A number of other LEAP members will be in Kyoto too: Sophia du Plessis and Dieter will present, as will our research associates Martine Mariotti, Leigh Gardner and Alex Moradi, and our honorary professor, Jan Luiten van Zanden. But I’m most excited for the four Stellenbosch students that will join us in Kyoto, because it was at the World Economic History Congress in Utrecht during August 2009 where I first experienced what can best be called an ‘optimistic vibe’ within the field of economic history. Economic historians, perhaps because they harbour no ambitions of making money or impressing anyone with their math skills, are a placid tribe. Not submissive, but placid. We know data sources have constraints, we understand that context is as important as numbers, we are skeptical about big theories of anything, and we are careful to propose big push policy interventions. And so we help, guide, support and, when necessary, critique with kindness. In short: economic historians tend to be a bunch of nice people.

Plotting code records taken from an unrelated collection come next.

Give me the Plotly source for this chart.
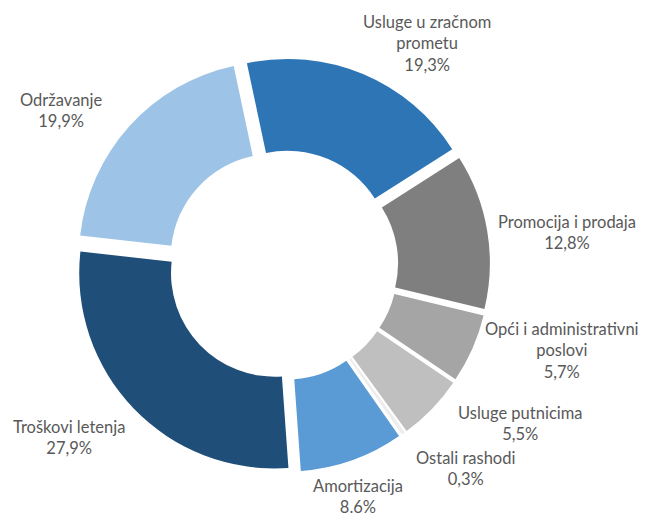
import plotly.graph_objects as go

# kategorije troškova i udjeli (%)
labels = ['Usluge u zračnom prometu', 'Promocija i prodaja', 'Opći i administrativni poslovi',
          'Usluge putnicima', 'Ostali rashodi', 'Amortizacija', 'Troškovi letenja', 'Održavanje']
values = [19.3, 12.8, 5.7, 5.5, 0.3, 8.6, 27.9, 19.9]
value_text = ['19,3%', '12,8%', '5,7%', '5,5%', '0,3%', '8.6%', '27,9%', '19,9%']
# oznake kako su prelomljene na slici
label_lines = ['Usluge u zračnom<br>prometu', 'Promocija i prodaja', 'Opći i administrativni<br>poslovi',
               'Usluge putnicima', 'Ostali rashodi', 'Amortizacija', 'Troškovi letenja', 'Održavanje']

colors = ['#2E75B6', '#7F7F7F', '#A5A5A5', '#BFBFBF', '#EDEDED', '#5B9BD5', '#1F4E79', '#9DC3E6']

# položaj oznaka (paper koordinate)
label_pos = [(0.654, 0.930), (0.872, 0.559), (0.864, 0.328), (0.800, 0.184),
             (0.713, 0.095), (0.546, 0.041), (0.095, 0.157), (0.084, 0.799)]

# stranica ima 8px marginu tijela, pa je figura malo manja od prozora
W, H = 641, 509

fig = go.Figure(go.Pie(
    labels=labels,
    values=values,
    textinfo='none',
    sort=False,
    direction='clockwise',
    rotation=-12,
    hole=0.53,
    pull=[0.06] * len(values),
    marker=dict(colors=colors, line=dict(color='white', width=0)),
    domain=dict(x=[0.106, 0.752], y=[0.088, 0.902]),
    showlegend=False,
    hoverinfo='label+percent',
))

for lab, txt, (px_, py_) in zip(label_lines, value_text, label_pos):
    fig.add_annotation(
        x=px_, y=py_, xref='paper', yref='paper',
        text=f'{lab}<br>{txt}', showarrow=False,
        xanchor='center', yanchor='middle', align='center',
        font=dict(family='Lato', size=16.5, color='#595959'),
    )

fig.update_layout(
    width=W, height=H,
    margin=dict(l=0, r=0, t=0, b=0),
    paper_bgcolor='white',
    plot_bgcolor='white',
)

fig.write_html("out.html")
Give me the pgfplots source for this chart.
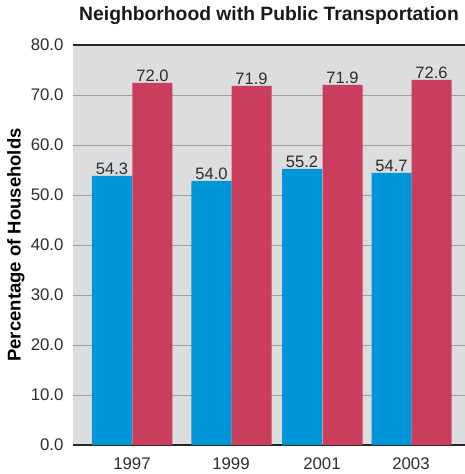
\documentclass[border=0pt]{standalone}
\usepackage{fontspec}
\setmainfont{Liberation Sans}
\usepackage{pgfplots}
\pgfplotsset{compat=1.18}
\definecolor{bgc}{RGB}{220,221,223}
\definecolor{gridc}{RGB}{160,160,160}
\definecolor{bluec}{RGB}{0,150,216}
\definecolor{redc}{RGB}{200,62,92}
\definecolor{txt}{RGB}{45,45,45}
\begin{document}
\begin{tikzpicture}
\path[use as bounding box] (-73pt,-29pt) rectangle (392pt,445pt);
\begin{axis}[
  at={(0pt,0pt)}, anchor=origin,
  scale only axis, width=392pt, height=400pt,
  xmin=0, xmax=392, ymin=0, ymax=80,
  separate axis lines,
  axis x line*=box,
  y axis line style={draw=none},
  x axis line style={draw=black!85, line width=1.6pt},
  axis background/.style={fill=bgc},
  ymajorgrids, major grid style={draw=gridc, line width=0.9pt},
  ytick={0,10,...,80},
  xtick={59,158,249,338},
  xticklabels={1997,1999,2001,2003},
  major tick length=0pt,
  /pgf/number format/assume math mode=true,
  yticklabel style={/pgf/number format/fixed, /pgf/number format/fixed zerofill, /pgf/number format/precision=1, xshift=-6pt},
  ticklabel style={font=\fontsize{16.8}{18}\selectfont, text=txt},
  xticklabel style={yshift=-9pt},
  ylabel={\textbf{Percentage of Households}},
  ylabel style={font=\fontsize{18.5}{20}\selectfont, text=black, at={(axis description cs:0,0.5)}, yshift=57pt, anchor=center},
  title={\textbf{Neighborhood with Public Transportation}},
  title style={font=\fontsize{19.3}{21}\selectfont, text=black!90, at={(axis description cs:0.5,1)}, anchor=base, yshift=18pt},
  ybar, bar width=40, bar shift=0pt,
  nodes near coords,
  point meta=explicit symbolic,
  every node near coord/.append style={font=\fontsize{16.5}{18}\selectfont, text=txt, inner sep=1pt, anchor=south},
  clip=false,
]
\addplot[fill=bluec, draw=none] table[meta=lab] {
x y lab
39 53.8 54.3
138.5 52.8 54.0
229 55.2 55.2
318.5 54.4 54.7
};
\addplot[fill=redc, draw=none] table[meta=lab] {
x y lab
79.5 72.4 72.0
178.5 71.8 71.9
269.5 72.0 71.9
358.5 73.0 72.6
};
\end{axis}
\end{tikzpicture}
\end{document}
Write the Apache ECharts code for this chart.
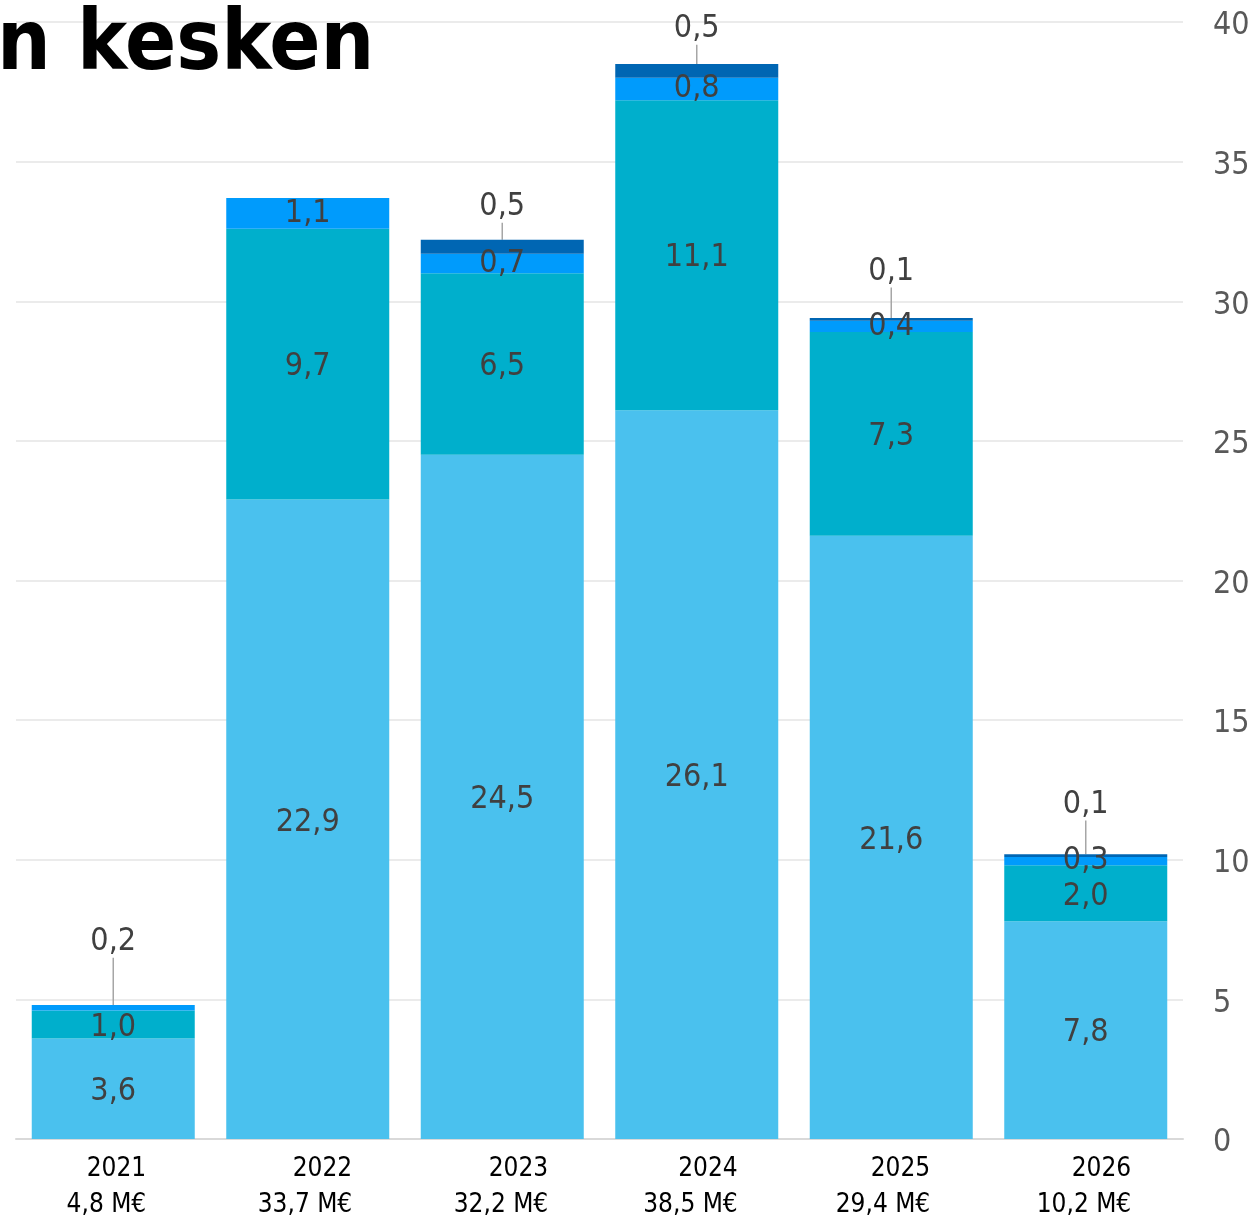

But the WEHC is not only about the people, but also the place. And there are many wonders to explore in Kyoto. It tops the 2014 Travel+Leisure list of the world’s best cities to visit and, much like the rest of Japan, is steeped in history and mystery. Like Mount Fuji. I write this not having slept for 28 hours. Dieter and I climbed The Land of the Rising Sun’s most famous mountain last night to watch, well, the sunrise. Take my advice: don’t believe any of the online guides who describe the climb as ‘easy’. It’s not. I’ve done some pretty strenuous things in my life (like marking second-year papers), and this was easily in the top two. Maybe top three; I’ve marked first-year papers too. Maybe our experience was worse because we did fly in from South Africa the day before (another sleepless night). But still, don’t bargain on just sprinting up the steep slopes of a volcano. It ain’t happening. (For those actually interested in more detail: roughly 6 hours up. Start at around 9pm. Arrive at 3am. Hang around in the dead of night at very low temperatures till sunrise at 4h30am. Then hike down for another 3 hours. It can all be made worse by torrential rain and loud Americans. Fortunately we only had one of those.) But despite all the strain and swearing, it was great to make it to the summit. Teary-eyed special. I’m selling the movie rights.
I need some sleep. See you in Kyoto on Monday.